A lot of the disillusionment he exudes comes from his time working as a designer for a popular Scandi-cool label, where felt clothes had to appeal to such a wide customer base they became “bland, uninteresting, so basic there was no area of interest in it for me.” It crystallised his hatred for the rapidly-moving trend cycle, and opened his eyes to the mass-manufactured ethos that creates sterile, lifeless pieces, devoid of a past or heritage. Though Skelton is happy to identify with the label of fashion designer, rather than some kind of sustainability revolutionary or an artist, he maintains a contradictory disdain for trends and the fashion system that is close to the heart of his motivation. He expresses the desire for his clothing to have a “dream-like” quality as well as a realness, for them to be imbued with a timeless beauty that is also intensely relevant to the period of their creation. This ability to breeze through binary oppositions and casually integrate them, is indicative of Skelton’s belief not just in himself, but in a burgeoning backlash to mass production, ready to explode, a genuine need for his style of working.

For this collection, he has repurposed fabrics from the most unusual and sentimental places, from his grandmother’s bedsheets to his girlfriend’s tea towel (the signature mischievous smile appears when he admits this last one). He’s used them to create pieces that do reflect his own personality, but are also remarkably reminiscent of the singular aesthetic of his younger brother and collaborator, Ryan, who buys only second-hand items and whose personal aesthetic proffers a beautiful middle-finger to gendered clothing on a daily basis. They live and work together, researching for the collection, and creating lookbooks and photoshoots as a team. When we interview them separately, they often give the same response or wry grin to our queries.

Beyond the coat that first caught my eye, and that I continue to lust after, the rest of the collection presents a compelling narrative by itself as one explores a beauty that is extremely subtle, yet manages to hold its own on the catwalk. Some fabrics have been dyed with wine, or buried in the earth, and there are hand-knit jumpers that lovingly recreate the homemade styles of Northern England in the mid-20th century, another contradiction with its industrial landscape. Despite the newness of the clothing, each piece feels steeped in history, pre-loved by some fantasy owner who exists only as a concept in Skelton’s imagination.

With a wild bundle of black curls often tossed to great dramatic effect, and a long upturned moustache incessantly smoothed to his cheeks when agitated or nervous, John’s own style seems to belong firmly amongst the surrealist observers, though when he speaks it is obvious he identifies with their unknowing subjects also. He, much like his collection, straddles the border between flamboyant surrealism and a humble work ethic that seems to encompass the entirety of Mass Observation’s contradictory cast of players.
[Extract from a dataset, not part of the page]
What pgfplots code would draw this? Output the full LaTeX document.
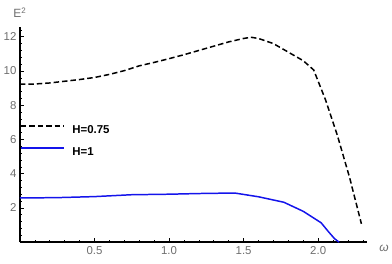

At first John seems very grounded and open, far from the elusive or artificially-mysterious artiste we were perhaps expecting from a designer, then he surprises me with a very dreamy sense of time-keeping and charmingly impetuous outbursts when faced with criticism or pressure.

He welcomes me to his home as he pads about in the carpet slippers favoured by grandfathers nationwide, and prepares mugs of strong tea, then swiftly starts buttering stale bread to fill a custom-made Stephen Jones hat with sandwiches, as though it is the most natural thing in the world. The easy confidence I see so often on campus actually dissipates on John’s home turf.

The thing that strikes most, away from the studio, beneath the usually calm demeanour, is that John Skelton really cares. Cares about the integrity of his collection, cares about the opinion of those he respects, particularly course-leader Fabio Piras. He also cares about the future of the fashion industry, despite his current unfavourable opinion. Against the odds, he is realising his visions in an industry it is easy to dismiss as shallow or unthinking, a notion he has dismissed with the very depth and detail of this latest collection.